Schematismo? Ma Bertolucci non fa un dizionarietto di storia: in una stanza, il giorno del matrimonio, mette i signori che pranzano. Nell'altra, separata da una parete, i contadini. Tra il nero ed il bianco sta il grigio, certo. Ma tra due mondi c'è un muro, netto.

Personaggi come Alfredo, Olmo, Attila, Regina, Ada, lo zio sono emblematici. Le loro reazioni non vanno viste con l'occhio realista, ma come una proiezione fantastica e simbolica di una situazione più ampia, nel tempo e nello spazio. Ada che galoppa su un cavallo bianco mentre Attila sodomizza un bimbo, Alfredo che (parafrasando il Renoir al quale Bertolucci si riferisce costantemente in NOVECENTO) rimanda tutti a casa “perché la festa è finita” non possono essere visti che con l'occhio della favola poetica. Al servizio di un cinema positivamente politico. Attila è il simbolo di una violenza (morale proprio perché rappresentata cosi fisicamente) tipicamente fascista, Alfredo di un compromesso tipicamente borghese, Olmo di una idealizzazione progressista, Ada e lo zio di una lucidità di percezione che solo può avere chi viene “dal di fuori”.

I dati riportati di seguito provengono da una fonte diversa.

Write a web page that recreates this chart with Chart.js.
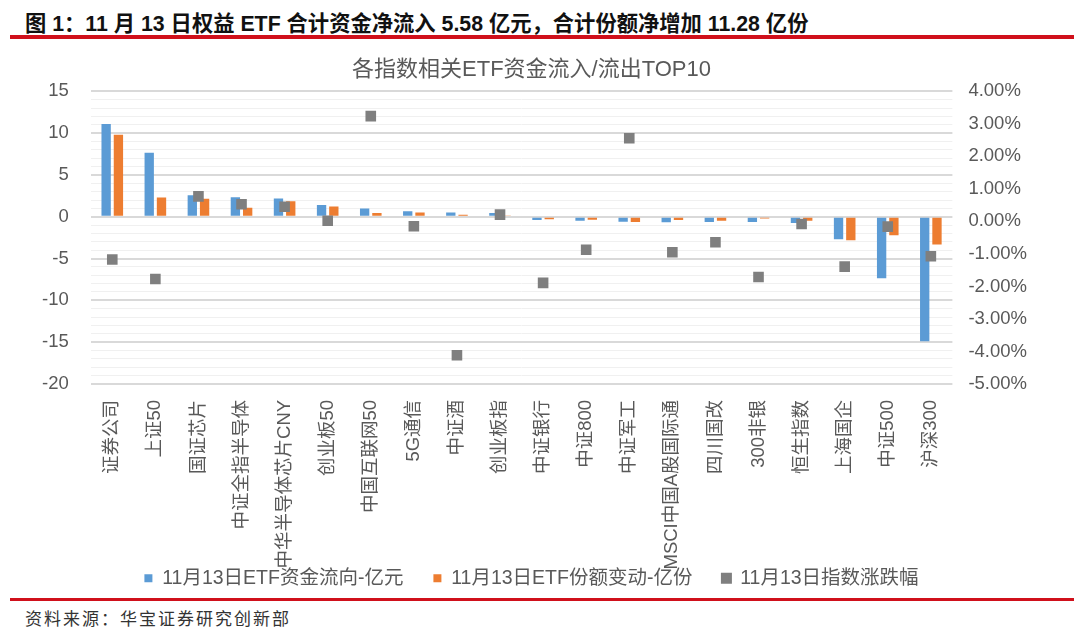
<!DOCTYPE html>
<html>
<head>
<meta charset="utf-8">
<script src="https://cdn.jsdelivr.net/npm/chart.js@4.4.0/dist/chart.umd.min.js"></script>
<style>
  body { margin: 0; width: 1080px; height: 636px; background: #fff; position: relative; overflow: hidden;
         font-family: "Liberation Sans", Arial, "Noto Sans CJK SC", sans-serif; }
  #head { position: absolute; left: 25px; top: 6px; font-size: 21.3px; font-weight: bold; color: #111; white-space: nowrap; }
  .redline { position: absolute; left: 10px; width: 1064px; background: #d0101b; }
  #src { position: absolute; left: 25px; top: 605px; font-size: 17px; letter-spacing: 2px; color: #333; white-space: nowrap; }
  #wrap { position: absolute; left: 0; top: 48px; width: 1080px; height: 550px; }
</style>
</head>
<body>
<div id="head">图 1：11 月 13 日权益 ETF 合计资金净流入 5.58 亿元，合计份额净增加 11.28 亿份</div>
<div class="redline" style="top:35px;height:4px;"></div>
<div id="wrap"><canvas id="chartCanvas"></canvas></div>
<div class="redline" style="top:598px;height:3px;"></div>
<div id="src">资料来源：华宝证券研究创新部</div>
<script>
  /********** DATI **********/
  const categories = ['证券公司', '上证50', '国证芯片', '中证全指半导体', '中华半导体芯片CNY', '创业板50',
    '中国互联网50', '5G通信', '中证酒', '创业板指', '中证银行', '中证800', '中证军工', 'MSCI中国A股国际通',
    '四川国改', '300非银', '恒生指数', '上海国企', '中证500', '沪深300'];
  // 资金流向 (亿元)
  const flowValues = [11.1, 7.66, 2.57, 2.33, 2.2, 1.42, 0.98, 0.67, 0.51, 0.44,
    -0.39, -0.47, -0.59, -0.67, -0.63, -0.63, -0.75, -2.69, -7.35, -14.9];
  // 份额变动 (亿份)
  const shareValues = [9.8, 2.29, 2.17, 1.07, 1.86, 1.22, 0.44, 0.51, 0.24, 0.16,
    -0.3, -0.35, -0.63, -0.39, -0.47, -0.2, -0.47, -2.8, -2.21, -3.32];
  // 指数涨跌幅 (%)
  const indexChange = [-1.17, -1.77, 0.77, 0.53, 0.45, 0.02, 3.24, -0.15, -4.12, 0.21,
    -1.89, -0.87, 2.56, -0.95, -0.64, -1.71, -0.08, -1.39, -0.16, -1.07];
  const seriesNames = ['11月13日ETF资金流向-亿元', '11月13日ETF份额变动-亿份', '11月13日指数涨跌幅'];

  const fontFamily = '"Liberation Sans", Arial, "Noto Sans CJK SC", sans-serif';
  const textGray = '#595959';
  const labelOverlap = 39; // quanto le etichette x invadono l'area della legenda

  // l'asse x resta corto nel layout ma le etichette non vengono tagliate
  const labelOverflow = {
    id: 'labelOverflow',
    afterLayout(chart) { chart.scales.x.bottom = chart.height; }
  };

  /********** CHART.JS **********/
  const ctx = document.getElementById('chartCanvas').getContext('2d');
  new Chart(ctx, {
    type: 'bar',
    data: {
      labels: categories,
      datasets: [
        { label: seriesNames[0], data: flowValues, backgroundColor: '#5b9bd5', yAxisID: 'y',
          order: 1, barPercentage: 0.76, categoryPercentage: 0.57 },
        { label: seriesNames[1], data: shareValues, backgroundColor: '#ed7d31', yAxisID: 'y',
          order: 1, barPercentage: 0.76, categoryPercentage: 0.57 },
        { type: 'line', label: seriesNames[2], data: indexChange, yAxisID: 'y1', order: 0,
          showLine: false, pointStyle: 'rect', pointRadius: 7.5, pointHoverRadius: 7.5,
          pointBorderWidth: 0, backgroundColor: '#7f7f7f', borderColor: '#7f7f7f' }
      ]
    },
    plugins: [labelOverflow],
    options: {
      responsive: true,
      maintainAspectRatio: false,
      animation: false,
      layout: { padding: { left: 20, right: 37, top: 0, bottom: 0 } },
      plugins: {
        title: {
          display: true,
          text: '各指数相关ETF资金流入/流出TOP10',
          color: textGray,
          font: { family: fontFamily, size: 22, weight: 'normal' },
          padding: { top: 9, bottom: 8 }
        },
        legend: {
          position: 'bottom',
          labels: {
            color: textGray,
            font: { family: fontFamily, size: 19.5 },
            boxWidth: 8, boxHeight: 8,
            padding: 30,
            // legenda nell'ordine dei dataset, non dell'ordine di disegno
            sort: (a, b) => a.datasetIndex - b.datasetIndex
          }
        },
        tooltip: { enabled: false }
      },
      scales: {
        x: {
          grid: { display: false },
          border: { display: false },
          ticks: {
            color: textGray, font: { family: fontFamily, size: 18.5 },
            autoSkip: false, minRotation: 90, maxRotation: 90, padding: 8
          },
          afterFit: scale => { scale.height -= labelOverlap; }
        },
        y: {
          position: 'left',
          min: -20, max: 15,
          border: { display: false },
          grid: {
            drawTicks: false,
            color: c => (c.tick.value % 5 === 0 ? '#d9d9d9' : '#f0f0f0'),
            lineWidth: c => (c.tick.value % 5 === 0 ? 2 : 1)
          },
          ticks: {
            stepSize: 1, autoSkip: false, padding: 22,
            color: textGray, font: { family: fontFamily, size: 18.5 },
            callback: v => (v % 5 === 0 ? v : '')
          }
        },
        y1: {
          position: 'right',
          min: -5, max: 4,
          border: { display: false },
          grid: { display: false, drawTicks: false },
          ticks: {
            stepSize: 1, padding: 16,
            color: textGray, font: { family: fontFamily, size: 18.5 },
            callback: v => v.toFixed(2) + '%'
          }
        }
      }
    }
  });
</script>
</body>
</html>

Il personaggio di Dominique Sanda è tra le cose più belle di tutta l'opera, e domina tutta la seconda parte, assieme all'involuzione morale di De Niro. Nella fragile ma al tempo stesso incorruttibile percezione di Ada si è condensata tutta l'emozione del regista, la sua partecipazione, la sua indignazione e la sua pietà. Il finale del film mi sembra perfetto, per una storia che non è certamente finita, né allora, nè oggi. Le bandiere rosse sventolano, le contadine stanno sui carri di fieno a scrutare il futuro, e Olmi dopo aver scaricato i fucili (altra sequenza memorabile) invita i contadini a rimettere le armi, e a ritornare alla terra. “ E' stata come una sbornia” dirà. Come dice Bertolucci: “ho fatto una scelta, se fare una scelta è sbagliato, allora ho fatto un film sbagliato”.